You will never get a flow that is exactly orthogonal to the gradient. However, you will get a flow that is not parallel to the gradient (i.e., it has a component that is orthogonal to the gradient) if you apply a temperature gradient that is not along one of the principal directions. In the case of graphene, apply a gradient that is not along the sheets and not perpendicular to the sheets, i.e., taking ##\vec n## to be the direction perpendicular to the sheets and ##\vec t## to be tangent to the sheets, you apply a gradient ##\nabla T = T^t \vec t + T^n \vec n##. Conductivity is a linear map from a temperature gradient to a heat flux density and therefore
$$
\vec J = -K(\nabla T) = - K(T^t \vec t + T^n \vec n) = - T^t K(\vec t) - T^n K(\vec n).
$$
The directions ##\vec t## and ##\vec n## are in the principal directions of the material so ##K(\vec t) = K^t \vec t## and ##K(\vec n) = K^n\vec n##, where ##K^t## and ##K^n## are material constants.

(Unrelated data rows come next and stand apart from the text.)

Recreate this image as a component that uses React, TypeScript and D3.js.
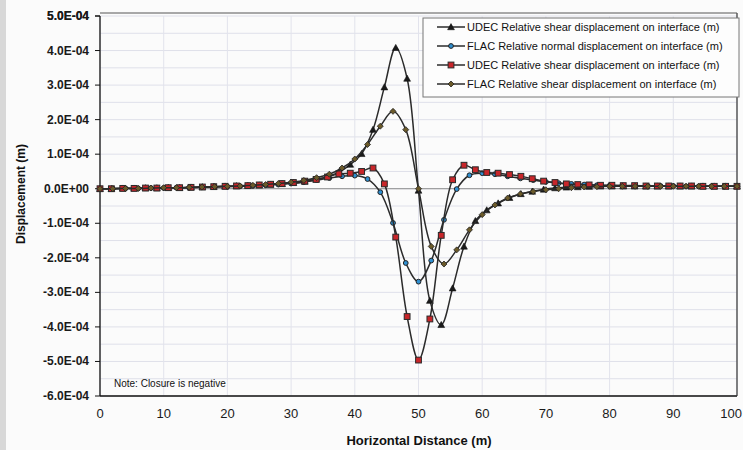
import React from "react";
import * as d3 from "d3";

// ---- Data (displacement values in units of 1e-4 m) ----
const udecX: number[] = d3.range(57).map((k) => (k * 100) / 56);
const flacX: number[] = d3.range(51).map((k) => k * 2);

const udecShearE4 = [
  0, 0, 0.01, 0.01, 0.02, 0.02, 0.03, 0.03, 0.04, 0.05,
  0.06, 0.07, 0.08, 0.09, 0.1, 0.12, 0.14, 0.17, 0.21, 0.27,
  0.35, 0.48, 0.7, 1.01, 1.71, 2.94, 4.08, 3.19, -0.05, -3.24,
  -3.94, -2.88, -1.67, -0.93, -0.62, -0.42, -0.26, -0.15, -0.08, -0.02,
  0.02, 0.04, 0.05, 0.06, 0.07, 0.07, 0.07, 0.07, 0.07, 0.07,
  0.07, 0.07, 0.07, 0.07, 0.07, 0.07, 0.07,
];
const udecNormalE4 = [
  0, 0, 0.01, 0.01, 0.02, 0.02, 0.03, 0.03, 0.04, 0.05,
  0.06, 0.07, 0.08, 0.09, 0.11, 0.13, 0.15, 0.18, 0.22, 0.27,
  0.34, 0.43, 0.45, 0.5, 0.6, 0.14, -1.4, -3.7, -4.96, -3.77,
  -1.35, 0.26, 0.68, 0.55, 0.47, 0.45, 0.41, 0.36, 0.29, 0.22,
  0.18, 0.14, 0.12, 0.11, 0.1, 0.1, 0.09, 0.09, 0.08, 0.08,
  0.08, 0.08, 0.08, 0.07, 0.07, 0.07, 0.07,
];
const flacNormalE4 = [
  0, 0, 0.01, 0.01, 0.02, 0.02, 0.03, 0.03, 0.04, 0.05,
  0.06, 0.07, 0.08, 0.1, 0.12, 0.15, 0.19, 0.25, 0.31, 0.36,
  0.38, 0.28, -0.1, -0.99, -2.15, -2.69, -2.08, -0.9, -0.01, 0.39,
  0.45, 0.42, 0.36, 0.3, 0.25, 0.2, 0.16, 0.14, 0.12, 0.1,
  0.09, 0.09, 0.08, 0.08, 0.08, 0.08, 0.07, 0.07, 0.07, 0.07, 0.07,
];
const flacShearE4 = [
  0, 0, 0.01, 0.01, 0.02, 0.03, 0.03, 0.04, 0.05, 0.06,
  0.07, 0.08, 0.1, 0.12, 0.15, 0.19, 0.24, 0.32, 0.42, 0.6,
  0.86, 1.28, 1.81, 2.24, 1.71, 0, -1.67, -2.18, -1.77, -1.19,
  -0.75, -0.47, -0.27, -0.15, -0.08, -0.03, 0, 0.03, 0.05, 0.06,
  0.07, 0.07, 0.07, 0.07, 0.07, 0.07, 0.07, 0.07, 0.07, 0.07, 0.07,
];

const seriesNames = [
  "UDEC Relative shear displacement on interface (m)",
  "FLAC Relative normal displacement on interface (m)",
  "UDEC Relative shear displacement on interface (m)",
  "FLAC Relative shear displacement on interface (m)",
];

const yTicks: number[] = d3.range(-6, 6).map((v) => v * 1e-4);
const yGrid: number[] = d3.range(-12, 11).map((v) => v * 0.5e-4);
const xTicks: number[] = d3.range(0, 101, 10);

const xTitle = "Horizontal Distance (m)";
const yTitle = "Displacement (m)";
const noteText = "Note: Closure is negative";

// ---- Layout ----
const W = 743;
const H = 450;
const left = 100;
const right = 737;
const top = 16;
const bottom = 396;
const FONT = "'Liberation Sans', Arial, sans-serif";

const x = d3.scaleLinear().domain([0, 100]).range([left, right]);
const y = d3.scaleLinear().domain([-6e-4, 5e-4]).range([bottom, top]);

function fmtE(v: number): string {
  if (Math.abs(v) < 1e-12) return "0.0E+00";
  const e = Math.floor(Math.log10(Math.abs(v)) + 1e-9);
  const m = v / Math.pow(10, e);
  const sign = e < 0 ? "-" : "+";
  const ae = Math.abs(e);
  return `${m.toFixed(1)}E${sign}${ae < 10 ? "0" + ae : ae}`;
}

type Marker = "tri" | "circle" | "square" | "diamond";

interface Series {
  xs: number[];
  ys: number[];
  marker: Marker;
  fill: string;
}

const series: Series[] = [
  { xs: udecX, ys: udecShearE4.map((v) => v * 1e-4), marker: "tri", fill: "#1a1a1a" },
  { xs: flacX, ys: flacNormalE4.map((v) => v * 1e-4), marker: "circle", fill: "#2f8fd0" },
  { xs: udecX, ys: udecNormalE4.map((v) => v * 1e-4), marker: "square", fill: "#c8262a" },
  { xs: flacX, ys: flacShearE4.map((v) => v * 1e-4), marker: "diamond", fill: "#6b5a2a" },
];

const LINE = "#2b2b2b";

function MarkerShape({ m, cx, cy, fill }: { m: Marker; cx: number; cy: number; fill: string }) {
  if (m === "tri") {
    const s = 3.4;
    return (
      <path
        d={`M${cx},${cy - s}L${cx + s},${cy + s * 0.8}L${cx - s},${cy + s * 0.8}Z`}
        fill={fill}
        stroke="#111"
        strokeWidth={0.6}
      />
    );
  }
  if (m === "circle") {
    return <circle cx={cx} cy={cy} r={2.4} fill={fill} stroke="#222" strokeWidth={1} />;
  }
  if (m === "square") {
    const s = 2.9;
    return <rect x={cx - s} y={cy - s} width={2 * s} height={2 * s} fill={fill} stroke="#2a2a2a" strokeWidth={1} />;
  }
  const s = 3;
  return (
    <path
      d={`M${cx},${cy - s}L${cx + s},${cy}L${cx},${cy + s}L${cx - s},${cy}Z`}
      fill={fill}
      stroke="#222"
      strokeWidth={0.8}
    />
  );
}

export default function App() {
  const lineGen = d3
    .line<[number, number]>()
    .x((d) => x(d[0]))
    .y((d) => y(d[1]))
    .curve(d3.curveCatmullRom.alpha(0.5));

  const legendY = [27, 46, 65, 84];

  return (
    <svg
      width={W}
      height={H}
      viewBox={`0 0 ${W} ${H}`}
      style={{ position: "absolute", left: 0, top: 0, background: "#fbfbfb" }}
      fontFamily={FONT}
    >
      <rect x={0} y={0} width={W} height={H} fill="#fbfbfb" />
      <rect x={0} y={0} width={6} height={H} fill="#d8d8d8" />

      {/* grid */}
      {yGrid.map((v, i) => (
        <line key={"gy" + i} x1={left} x2={right} y1={y(v)} y2={y(v)} stroke="#dfe0ea" strokeWidth={1} />
      ))}
      {xTicks.map((v, i) => (
        <line key={"gx" + i} x1={x(v)} x2={x(v)} y1={top} y2={bottom} stroke="#e2e3ec" strokeWidth={1} />
      ))}
      {/* zero line */}
      <line x1={left} x2={right} y1={y(0)} y2={y(0)} stroke="#8c8c8c" strokeWidth={1} />

      {/* frame */}
      <line x1={left} x2={left} y1={top} y2={bottom} stroke="#111" strokeWidth={1.3} />
      <line x1={left} x2={right} y1={bottom} y2={bottom} stroke="#111" strokeWidth={1.3} />
      <line x1={right} x2={right} y1={top - 3} y2={bottom} stroke="#333" strokeWidth={1.2} />
      <line x1={left} x2={right} y1={top - 3} y2={top - 3} stroke="#555" strokeWidth={1} />

      {/* y ticks */}
      {yTicks.concat([5e-4]).map((v, i) => (
        <g key={"yt" + i}>
          <line x1={left - 5} x2={left} y1={y(v)} y2={y(v)} stroke="#111" strokeWidth={1} />
          <text
            x={89}
            y={y(v)}
            textAnchor="end"
            dominantBaseline="central"
            fontSize={12}
            fontWeight="bold"
            fill="#1a1a1a"
          >
            {fmtE(v)}
          </text>
        </g>
      ))}

      {/* x tick labels */}
      {xTicks.map((v, i) => {
        const last = i === xTicks.length - 1;
        return (
          <text
            key={"xt" + i}
            x={last ? W - 1 : x(v)}
            y={413}
            textAnchor={last ? "end" : "middle"}
            dominantBaseline="central"
            fontSize={13}
            fill="#1a1a1a"
          >
            {v}
          </text>
        );
      })}

      {/* axis titles */}
      <text x={419} y={440} textAnchor="middle" dominantBaseline="central" fontSize={13} fontWeight="bold" fill="#111">
        {xTitle}
      </text>
      <text
        transform={`translate(21,194) rotate(-90)`}
        textAnchor="middle"
        dominantBaseline="central"
        fontSize={12}
        fontWeight="bold"
        fill="#111"
      >
        {yTitle}
      </text>

      {/* note */}
      <text x={114} y={383} dominantBaseline="central" fontSize={10} fill="#111">
        {noteText}
      </text>

      {/* series */}
      {series.map((s, si) => {
        const pts: [number, number][] = s.xs.map((xv, i) => [xv, s.ys[i]]);
        return (
          <g key={"s" + si}>
            <path d={lineGen(pts) || ""} fill="none" stroke={LINE} strokeWidth={1.5} />
            {pts.map((p, i) => (
              <MarkerShape key={i} m={s.marker} cx={x(p[0])} cy={y(p[1])} fill={s.fill} />
            ))}
          </g>
        );
      })}

      {/* legend */}
      <rect x={423} y={18} width={316} height={79} fill="#fdfdfd" stroke="#777" strokeWidth={1} />
      {series.map((s, i) => (
        <g key={"lg" + i}>
          <line x1={437} x2={465} y1={legendY[i]} y2={legendY[i]} stroke={LINE} strokeWidth={1.5} />
          <MarkerShape m={s.marker} cx={451} cy={legendY[i]} fill={s.fill} />
          <text x={467} y={legendY[i]} dominantBaseline="central" fontSize={11} fill="#111">
            {seriesNames[i]}
          </text>
        </g>
      ))}
    </svg>
  );
}
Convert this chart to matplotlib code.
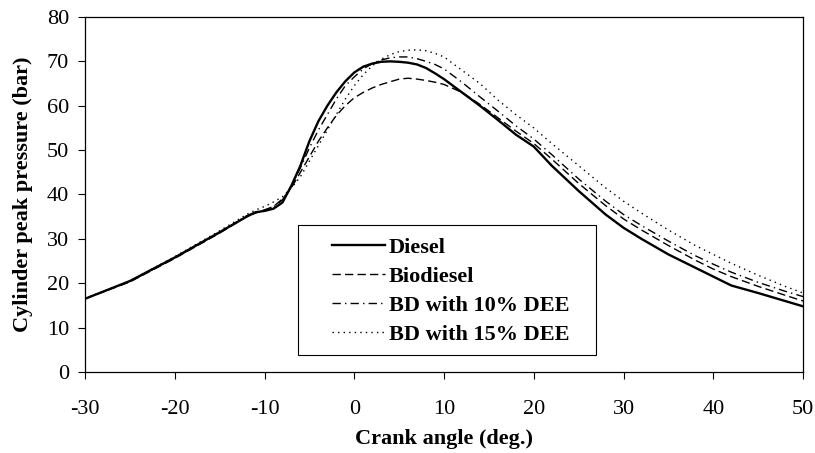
import matplotlib
matplotlib.use("Agg")
import matplotlib.pyplot as plt
from matplotlib.patches import Rectangle

# crank angle (deg.)
angle = [-30, -25, -20, -15, -12, -11, -10, -9, -8, -7, -6, -5, -4, -3, -2, -1,
         0, 1, 2, 3, 4, 5, 6, 7, 8, 9, 10, 12, 14, 16, 18, 20, 22, 25, 28, 30,
         32, 35, 38, 40, 42, 45, 48, 50]

# cylinder pressure (bar)
diesel = [16.5, 20.5, 25.8, 31.5, 35.0, 36.0, 36.3, 36.8, 38.2, 42.0, 46.5, 52.0,
          56.5, 60.0, 63.0, 65.5, 67.5, 68.8, 69.5, 69.9, 70.0, 69.9, 69.7, 69.3,
          68.5, 67.3, 66.0, 63.0, 60.0, 56.8, 53.5, 50.8, 46.5, 40.8, 35.5, 32.5,
          30.0, 26.5, 23.5, 21.5, 19.5, 17.8, 16.0, 14.8]
biodiesel = [16.5, 20.3, 25.6, 31.3, 35.0, 35.8, 36.5, 37.3, 39.0, 41.5, 45.0, 48.5,
             52.0, 55.0, 57.8, 60.0, 61.8, 63.0, 64.0, 64.8, 65.4, 66.0, 66.2, 66.0,
             65.7, 65.3, 64.8, 63.0, 60.3, 57.3, 54.3, 51.5, 48.0, 42.5, 37.5, 34.5,
             32.0, 28.5, 25.2, 23.2, 21.5, 19.3, 17.3, 16.0]
bd10 = [16.5, 20.4, 25.7, 31.4, 35.2, 36.0, 36.5, 37.2, 38.8, 42.0, 46.0, 50.5,
        54.5, 58.0, 61.5, 64.5, 66.5, 68.3, 69.5, 70.3, 70.8, 71.0, 71.0, 70.6,
        70.0, 69.3, 68.3, 65.3, 62.0, 58.8, 55.5, 52.5, 49.0, 43.5, 38.5, 35.5,
        33.0, 29.5, 26.2, 24.3, 22.5, 20.2, 18.2, 17.0]
bd15 = [16.6, 20.5, 26.0, 31.8, 35.5, 36.5, 37.3, 38.3, 39.5, 41.5, 44.0, 47.5,
        51.0, 54.5, 58.0, 61.5, 64.5, 67.0, 69.0, 70.5, 71.5, 72.2, 72.5, 72.6,
        72.4, 71.8, 71.0, 68.0, 65.0, 61.3, 58.0, 55.0, 51.5, 46.5, 41.5, 38.5,
        35.8, 32.0, 28.5, 26.5, 24.5, 21.8, 19.3, 17.8]

plt.rcParams['font.family'] = ['Liberation Serif', 'DejaVu Serif']
plt.rcParams['axes.unicode_minus'] = False

fig = plt.figure(figsize=(8.15, 4.53), dpi=100)
ax = fig.add_axes([0.1043, 0.1788, 0.881, 0.7837])

ax.plot(angle, diesel, color="black", lw=1.7, ls="-", label="Diesel")
ax.plot(angle, biodiesel, color="black", lw=1.0, ls=(0, (6, 3)), label="Biodiesel")
ax.plot(angle, bd10, color="black", lw=1.0, ls=(0, (6, 3, 1, 3)), label="BD with 10% DEE")
ax.plot(angle, bd15, color="black", lw=1.0, ls=(0, (1, 3)), label="BD with 15% DEE")

ax.set_xlim(-30, 50)
ax.set_ylim(0, 80)
ax.set_xticks(range(-30, 51, 10))
ax.set_yticks(range(0, 81, 10))
ax.tick_params(direction="out", length=5, width=0.8, labelsize=16,
               top=False, right=False)
ax.tick_params(axis="x", pad=15)
ax.tick_params(axis="y", pad=6.5)
for s in ax.spines.values():
    s.set_linewidth(0.9)

ax.set_xlabel("Crank angle (deg.)", fontsize=16, fontweight="bold", labelpad=7)
ax.set_ylabel("Cylinder peak pressure (bar)", fontsize=16, fontweight="bold", labelpad=10)

# legend box drawn separately (wider left padding than the legend allows)
ax.add_patch(Rectangle((0.2967, 0.048), 0.415, 0.366, transform=ax.transAxes,
                       facecolor="white", edgecolor="black", lw=0.8, zorder=4))
leg = ax.legend(loc="center", bbox_to_anchor=(0.509, 0.227), frameon=False,
                handlelength=2.4, labelspacing=0.38, borderpad=0,
                handletextpad=0.15, borderaxespad=0,
                prop={"weight": "bold", "size": 16})
leg.set_zorder(5)

fig.savefig("out.png", dpi=100)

It follows that
##
\vec J = - T^t K^t \vec t - T^n K^n \vec n,
##
which is not parallel to ##\vec J## unless ##K^t = K^n## or ##\nabla T## is along one of the principal directions. In your example, you took ##\nabla T## to be in a principal direction.
Edit: So, the underlying reason that the heat flow is not parallel to the temperature gradient is that it is much easier for the temperature gradient to drive a flow in a direction along the sheets as compared to driving a flow between the sheets.